## Dataset records:
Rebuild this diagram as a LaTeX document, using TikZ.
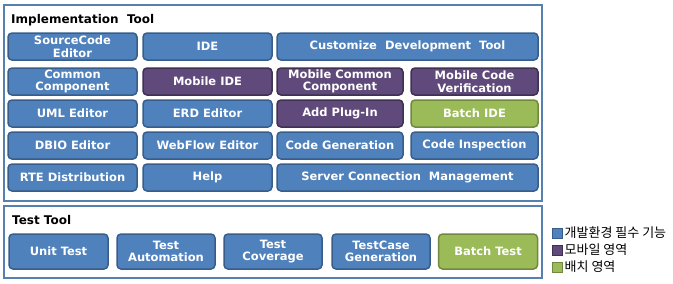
\documentclass[tikz,border=0pt]{standalone}
\usepackage{fontspec}
\usetikzlibrary{positioning}
\setmainfont{DejaVu Sans}
\newfontfamily\korfont{Noto Sans CJK KR}
\definecolor{frameblue}{HTML}{5580B0}
\definecolor{coreblue}{HTML}{4F81BD}
\definecolor{coreline}{HTML}{385D8A}
\definecolor{mobpurple}{HTML}{604A7B}
\definecolor{mobline}{HTML}{3F3151}
\definecolor{batchgreen}{HTML}{9BBB59}
\definecolor{batchline}{HTML}{71893F}
\tikzset{
  btn/.style={draw,rounded corners=4pt,line width=1.5pt,text=white,align=center,
    font=\fontsize{11.5}{12.5}\selectfont\bfseries,inner sep=0pt},
  core/.style={btn,fill=coreblue,draw=coreline},
  mobile/.style={btn,fill=mobpurple,draw=mobline},
  batch/.style={btn,fill=batchgreen,draw=batchline},
  legbox/.style={draw,line width=1pt,minimum size=10pt,inner sep=0pt},
}
\begin{document}
\begin{tikzpicture}[x=1pt,y=-1pt]
\useasboundingbox (0,0) rectangle (673,284);
\draw[frameblue,line width=2pt] (4,5) rectangle (542,201);
\draw[frameblue,line width=2pt] (4,206) rectangle (542,278);
\node[anchor=west,inner sep=0pt,font=\fontsize{12}{14}\selectfont\bfseries] (impl) at (11,20) {Implementation\ \ Tool};
\node[anchor=west,inner sep=0pt,font=\fontsize{12}{14}\selectfont\bfseries] (test) at (12,220) {Test Tool};
% implementation tool
\node[core,minimum width=129pt,minimum height=27pt] (src) at (72.5,46.5) {SourceCode\\Editor};
\node[core,minimum width=129pt,minimum height=27pt] (ide) at (207.5,46.5) {IDE};
\node[core,minimum width=261pt,minimum height=27pt] (cust) at (407.5,46.5) {Customize\ \ Development\ \ Tool};
\node[core,minimum width=129pt,minimum height=27pt] (comm) at (72.5,81.5) {Common\\Component};
\node[mobile,minimum width=129pt,minimum height=27pt] (mide) at (207.5,81.5) {Mobile IDE};
\node[mobile,minimum width=126pt,minimum height=27pt] (mcomm) at (340,81.5) {Mobile Common\\Component};
\node[mobile,minimum width=127pt,minimum height=27pt] (mver) at (474.5,81.5) {Mobile Code\\Verification};
\node[core,minimum width=129pt,minimum height=27pt] (uml) at (72.5,113.5) {UML Editor};
\node[core,minimum width=129pt,minimum height=27pt] (erd) at (207.5,113.5) {ERD Editor};
\node[mobile,minimum width=126pt,minimum height=27pt] (plug) at (340,113.5) {Add Plug-In};
\node[batch,minimum width=127pt,minimum height=27pt] (bide) at (474.5,113.5) {Batch IDE};
\node[core,minimum width=129pt,minimum height=27pt] (dbio) at (72.5,145.5) {DBIO Editor};
\node[core,minimum width=129pt,minimum height=27pt] (flow) at (207.5,145.5) {WebFlow Editor};
\node[core,minimum width=126pt,minimum height=27pt] (gen) at (340,145.5) {Code Generation};
\node[core,minimum width=127pt,minimum height=27pt] (insp) at (474.5,145.5) {Code Inspection};
\node[core,minimum width=129pt,minimum height=27pt] (rte) at (72.5,177.5) {RTE Distribution};
\node[core,minimum width=129pt,minimum height=27pt] (help) at (207.5,177.5) {Help};
\node[core,minimum width=261pt,minimum height=27pt] (conn) at (407.5,177.5) {Server Connection\ \ Management};
% test tool
\node[core,minimum width=99pt,minimum height=35pt] (unit) at (58.5,251.5) {Unit Test};
\node[core,minimum width=98pt,minimum height=35pt] (auto) at (166,251.5) {Test\\Automation};
\node[core,minimum width=98pt,minimum height=35pt] (cov) at (273,251.5) {Test\\Coverage};
\node[core,minimum width=98pt,minimum height=35pt] (tcg) at (381,251.5) {TestCase\\Generation};
\node[batch,minimum width=99pt,minimum height=35pt] (btest) at (488,251.5) {Batch Test};
% legend
\node[legbox,fill=coreblue,draw=coreline] (l1) at (557,233) {};
\node[legbox,fill=mobpurple,draw=mobline] (l2) at (557,250) {};
\node[legbox,fill=batchgreen,draw=batchline] (l3) at (557,267) {};
\node[right=2pt of l1,inner sep=0pt,font=\korfont\fontsize{13}{14}\selectfont] (t1) {개발환경 필수 기능};
\node[right=2pt of l2,inner sep=0pt,font=\korfont\fontsize{13}{14}\selectfont] (t2) {모바일 영역};
\node[right=2pt of l3,inner sep=0pt,font=\korfont\fontsize{13}{14}\selectfont] (t3) {배치 영역};
\end{tikzpicture}
\end{document}
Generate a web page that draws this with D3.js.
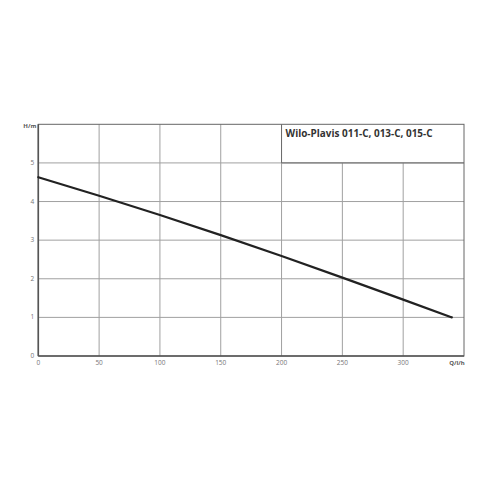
<!DOCTYPE html>
<html>
<head>
<meta charset="utf-8">
<script src="https://cdn.jsdelivr.net/npm/d3@7"></script>
<style>
  body { margin: 0; background: #fff; }
  svg { display: block; font-family: "Open Sans", sans-serif; }
</style>
</head>
<body>
<div class="chart"></div>
<script>
// pump curve
const flow = [0, 50, 100, 150, 200, 250, 300, 340];
const head = [4.63, 4.15, 3.65, 3.13, 2.59, 2.03, 1.46, 1.0];
const xTicks = [0, 50, 100, 150, 200, 250, 300];
const yTicks = [0, 1, 2, 3, 4, 5];
const title = 'Wilo-Plavis 011-C, 013-C, 015-C';

const w = 490, h = 490;
const padLeft = 38.3, padRight = 464, padTop = 124.3, padBottom = 356;

const svg = d3.select('.chart').append('svg')
  .attr('width', w).attr('height', h);

const x = d3.scaleLinear().domain([0, 350]).range([padLeft, padRight]);
const y = d3.scaleLinear().domain([0, 6]).range([padBottom, padTop]);

// grid
svg.append('g')
  .selectAll('line')
  .data(xTicks.slice(1))
  .enter().append('line')
  .attr('x1', d => x(d)).attr('x2', d => x(d))
  .attr('y1', d => d >= 200 ? y(5) : padTop).attr('y2', padBottom)
  .attr('stroke', '#a0a0a0').attr('stroke-width', 1);

svg.append('g')
  .selectAll('line')
  .data(yTicks.slice(1))
  .enter().append('line')
  .attr('x1', padLeft).attr('x2', padRight)
  .attr('y1', d => y(d)).attr('y2', d => y(d))
  .attr('stroke', '#a0a0a0').attr('stroke-width', 1);

// title box
svg.append('line')
  .attr('x1', x(200)).attr('x2', x(200))
  .attr('y1', padTop).attr('y2', y(5))
  .attr('stroke', '#666').attr('stroke-width', 1);
svg.append('line')
  .attr('x1', x(200)).attr('x2', padRight)
  .attr('y1', y(5)).attr('y2', y(5))
  .attr('stroke', '#666').attr('stroke-width', 1);

// frame
svg.append('rect')
  .attr('x', padLeft).attr('y', padTop)
  .attr('width', padRight - padLeft).attr('height', padBottom - padTop)
  .attr('fill', 'none').attr('stroke', '#666').attr('stroke-width', 1);
svg.append('line')
  .attr('x1', padLeft).attr('x2', padLeft).attr('y1', padTop).attr('y2', padBottom)
  .attr('stroke', '#555').attr('stroke-width', 1.6);
svg.append('line')
  .attr('x1', padLeft).attr('x2', padRight).attr('y1', padBottom).attr('y2', padBottom)
  .attr('stroke', '#555').attr('stroke-width', 1.6);

// tick labels
svg.append('g')
  .selectAll('text')
  .data(xTicks)
  .enter().append('text')
  .attr('x', d => x(d)).attr('y', padBottom + 9)
  .attr('text-anchor', 'middle')
  .attr('font-size', 6.5).attr('fill', '#777')
  .text(d => d);

svg.append('g')
  .selectAll('text')
  .data(yTicks)
  .enter().append('text')
  .attr('x', padLeft - 4).attr('y', d => y(d) + 2)
  .attr('text-anchor', 'end')
  .attr('font-size', 6.5).attr('fill', '#777')
  .text(d => d);

svg.append('text')
  .attr('x', padLeft - 2).attr('y', padTop + 4)
  .attr('text-anchor', 'end')
  .attr('font-size', 6).attr('font-weight', 'bold').attr('fill', '#555')
  .text('H/m');

svg.append('text')
  .attr('x', padRight - 7).attr('y', padBottom + 9)
  .attr('text-anchor', 'middle')
  .attr('font-size', 6).attr('font-weight', 'bold').attr('fill', '#555')
  .text('Q/l/h');

svg.append('text')
  .attr('x', x(200) + 4).attr('y', padTop + 13)
  .attr('font-size', 10).attr('font-weight', 'bold').attr('fill', '#333')
  .attr('textLength', 147).attr('lengthAdjust', 'spacingAndGlyphs')
  .text(title);

// curve
const pts = flow.map((q, i) => [q, head[i]]);
svg.append('path')
  .datum(pts)
  .attr('fill', 'none')
  .attr('stroke', '#222')
  .attr('stroke-width', 2.2)
  .attr('stroke-linecap', 'round')
  .attr('d', d3.line().x(d => x(d[0])).y(d => y(d[1])).curve(d3.curveMonotoneX));
</script>
</body>
</html>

## Direction:
Gather every line containing the word "this" and copy it.

## Exercise output:
Rebuild this diagram as a LaTeX document, using TikZ.
Generate a web page that draws this with D3.js.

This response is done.